Moreover, I’m less concerned about omega-6-rich foods that are whole (sesame seeds) or minimally processed (tahini) because they tend to contain other nutrients — like magnesium and vitamin E — that have been shown to protect unstable omega-6 fatty acids from oxidation. (Unlike highly refined omega-6-rich seed oils — especially when they are used to deep-fry foods.)
So, as nutritionist Chris Kresser points out, “epidemiological evidence supports the idea that different sources of omega-6 might have different effects on health. Nuts and seeds contain large amounts of omega-6, yet are consistently negatively associated with cardiovascular disease. A pooled analysis of four prospective studies with follow-up time ranging from six to 18 years found that nut consumption resulted in a 37 percent reduction in cardiovascular-related mortality. Nut consumption has been shown to reduce inflammation and may also reduce risk of type 2 diabetes and cancer,” he writes.
One situation where whole-food omega-6 could potentially become an issue is in people with low intake of omega-3 fatty acids, Kresser goes on to caution. “Short-chain omega-6 and omega-3 PUFAs directly compete for the desaturase and elongase enzymes that convert them to their long-chain derivatives. This means that excess omega-6 in the form of linoleic acid may inhibit the conversion of omega-3 alpha-linoleic acid into its long-chain derivatives, EPA and DHA. EPA and DHA are components of healthy cell membranes and are particularly important for cardiovascular and neurological health. Luckily, as long as we eat adequate pre-formed EPA and DHA in the form of fatty fish, we effectively bypass this issue and can eat whole-food omega-6 without much tribulation.”
In this recipe, egg yolks can supply omega-3 fats (provided you are using pasture-fed or omega-3-enriched eggs). Adding a slice of salmon, as I did here, could further right the omega-3-to-6 balance.
But enough already with the nutrition geekery!
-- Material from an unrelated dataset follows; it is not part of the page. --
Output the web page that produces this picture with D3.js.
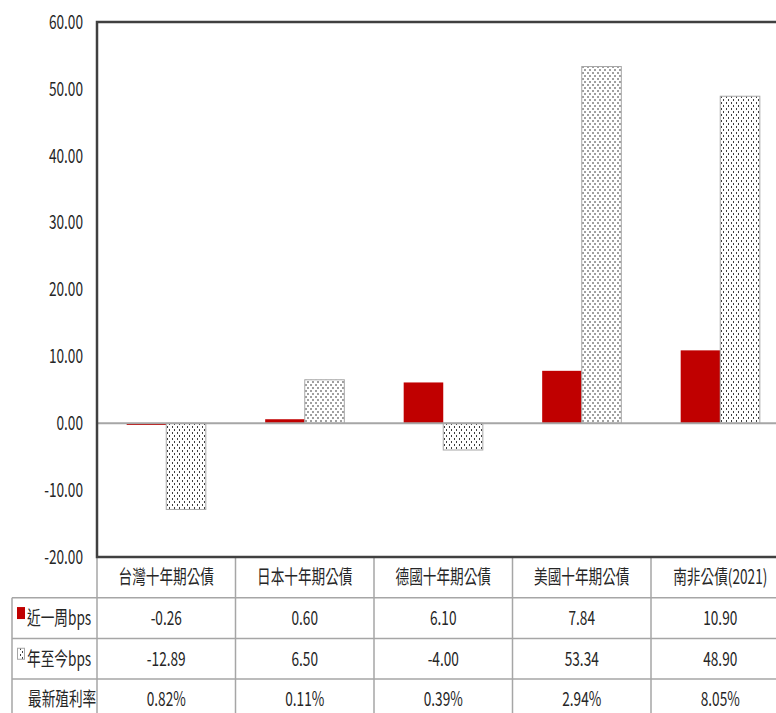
<!DOCTYPE html>
<html>
<head>
<meta charset="utf-8">
<script src="https://cdn.jsdelivr.net/npm/d3@7"></script>
<style>
  body { margin: 0; background: #fff; }
  text { font-family: "Noto Sans CJK TC", sans-serif; fill: #262626; }
</style>
</head>
<body>
<div id="chart"></div>
<script>

// data
const categories = ["台灣十年期公債", "日本十年期公債", "德國十年期公債", "美國十年期公債", "南非公債(2021)"];
const weekBps = [-0.26, 0.60, 6.10, 7.84, 10.90];
const ytdBps = [-12.89, 6.50, -4.00, 53.34, 48.90];
const latestYield = ["0.82%", "0.11%", "0.39%", "2.94%", "8.05%"];
const seriesNames = ["近一周bps", "年至今bps"];
const yieldLabel = "最新殖利率";
const yTicks = [-20, -10, 0, 10, 20, 30, 40, 50, 60];

const W = 776, H = 713;
const plotLeft = 97, plotTop = 22, plotBottom = 557;
const colW = 138.5;
const rowH = 40.7;
const squeeze = 0.7;   // text in the original is horizontally narrow

// plain hyphen for negatives, like the original
const fmt = d3.formatLocale({decimal: ".", thousands: ",", grouping: [3], currency: ["", ""], minus: "-"}).format(".2f");

const svg = d3.select("#chart").append("svg")
    .attr("width", W)
    .attr("height", H);

// dotted fill for the year-to-date bars
const defs = svg.append("defs");
const pat = defs.append("pattern")
    .attr("id", "dots")
    .attr("patternUnits", "userSpaceOnUse")
    .attr("width", 10)
    .attr("height", 6);
pat.append("rect").attr("width", 10).attr("height", 6).attr("fill", "#fff");
[[0, 0], [5, 0], [2, 3], [7, 3]].forEach(([px, py]) => {
    pat.append("rect").attr("x", px).attr("y", py).attr("width", 1).attr("height", 2).attr("fill", "#404040");
});

// scales
const x = d3.scaleBand()
    .domain(categories)
    .range([plotLeft, plotLeft + colW * categories.length])
    .paddingInner(0);

const xSub = d3.scaleBand()
    .domain(seriesNames)
    .range([0, x.bandwidth()])
    .paddingInner(0)
    .paddingOuter(0.75);

const y = d3.scaleLinear()
    .domain([-20, 60])
    .range([plotBottom, plotTop]);

// helper for narrow text
function label(g, txt, tx, ty, anchor) {
    return g.append("text")
        .attr("transform", `translate(${tx},${ty}) scale(${squeeze},1)`)
        .attr("text-anchor", anchor)
        .attr("dy", "0.35em")
        .attr("font-size", 19.5)
        .text(txt);
}

// y tick labels
const yAxis = svg.append("g").attr("class", "y-axis");
yTicks.forEach(t => label(yAxis, fmt(t), 83, y(t), "end"));

// bars
const rows = categories.map((c, i) => ({cat: c, vals: [weekBps[i], ytdBps[i]]}));

const groups = svg.append("g").selectAll("g")
    .data(rows)
    .join("g")
    .attr("transform", d => `translate(${x(d.cat)},0)`);

groups.selectAll("rect")
    .data(d => d.vals.map((v, j) => ({s: seriesNames[j], v: v})))
    .join("rect")
    .attr("x", d => xSub(d.s))
    .attr("width", xSub.bandwidth())
    .attr("y", d => y(Math.max(0, d.v)))
    .attr("height", d => Math.abs(y(d.v) - y(0)))
    .attr("fill", d => d.s === seriesNames[0] ? "#c00000" : "url(#dots)")
    .attr("stroke", d => d.s === seriesNames[0] ? "none" : "#a6a6a6")
    .attr("stroke-width", 1);

// zero line
svg.append("line")
    .attr("x1", plotLeft).attr("x2", W)
    .attr("y1", y(0)).attr("y2", y(0))
    .attr("stroke", "#a6a6a6")
    .attr("stroke-width", 2);

// data table grid
const grid = svg.append("g").attr("stroke", "#a6a6a6").attr("stroke-width", 1.5);
const tableRight = plotLeft + colW * categories.length;
for (let r = 1; r <= 3; r++) {
    grid.append("line")
        .attr("x1", 12).attr("x2", tableRight)
        .attr("y1", plotBottom + r * rowH).attr("y2", plotBottom + r * rowH);
}
grid.append("line")
    .attr("x1", 12).attr("x2", 12)
    .attr("y1", plotBottom + rowH).attr("y2", H);
categories.forEach(c => {
    grid.append("line")
        .attr("x1", x(c) + x.bandwidth()).attr("x2", x(c) + x.bandwidth())
        .attr("y1", plotBottom).attr("y2", H);
});
grid.append("line")
    .attr("x1", plotLeft).attr("x2", plotLeft)
    .attr("y1", plotBottom).attr("y2", H);

// plot area border
svg.append("rect")
    .attr("x", plotLeft).attr("y", plotTop)
    .attr("width", tableRight - plotLeft)
    .attr("height", plotBottom - plotTop)
    .attr("fill", "none")
    .attr("stroke", "#404040")
    .attr("stroke-width", 2.5);

// table text
const table = svg.append("g");
const midRow = r => plotBottom + rowH * r + rowH / 2;
categories.forEach((c, i) => {
    const cx = x(c) + x.bandwidth() / 2;
    label(table, c, cx, midRow(0), "middle");
    label(table, fmt(weekBps[i]), cx, midRow(1), "middle");
    label(table, fmt(ytdBps[i]), cx, midRow(2), "middle");
    label(table, latestYield[i], cx, midRow(3), "middle");
});

// row headers with legend keys
table.append("rect")
    .attr("x", 17).attr("y", midRow(1) - 11)
    .attr("width", 8).attr("height", 12)
    .attr("fill", "#c00000");
table.append("rect")
    .attr("x", 17.5).attr("y", midRow(2) - 10.5)
    .attr("width", 7).attr("height", 11)
    .attr("fill", "url(#dots)")
    .attr("stroke", "#a6a6a6");
label(table, seriesNames[0], 27, midRow(1), "start");
label(table, seriesNames[1], 27, midRow(2), "start");
label(table, yieldLabel, 28, midRow(3), "start");

</script>
</body>
</html>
Let’s get a batch of tahini egg salad going!
Oh, one more thing: Everyone has their own favorite way of hard-cooking eggs. I struggled for years (especially when I moved to high-altitude Boulder, Colorado); either I overcooked them (resulting in an ugly, grey-green ring around the yolks) and/or they were impossible to peel. Eventually I read about how cooking them in the Instant Pot solves all these problems, and I haven’t looked back! Give it a try, if you have a pressure cooker (doesn’t have to be an Instant Pot); or stick with your habitual method — whatever works.
Tahini Egg Salad
- ¼ cup tahini the mildest, smoothest tahini I know is made by Soom Foods (not a sponsor); check out their gorgeous recipes, too
- ¼ cup lemon juice freshly pressed
- 2 tbsp cold water
- 2 cloves garlic minely minced
- ¼ cup parsley or cilantro chopped
- ½ tsp salt ½
- ½ tsp black pepper freshly ground
- 6 large eggs hard-boiled, cooled, peeled & coarsely mashed with an egg slicer or a fork
- ½ tsp smoked paprika powder garnish
- Place tahini, lemon juice, water and garlic in a medium mixing bowl and combine into a smooth paste with a wire whisk. (You can use a small blender to do this, but then you'd have one more thing to wash up.)
- Add chopped parsley or cilantro (whichever using), salt, pepper and mashed eggs and stir gently to combine. Season to taste with salt, pepper and lemon juice.
- Transfer to a bowl, sprinkle with paprika and serve.
- Tastes delicious as a dip with crackers, or served on toast or in a wrap with 1-2 ounces smoked salmon and a salad on the side.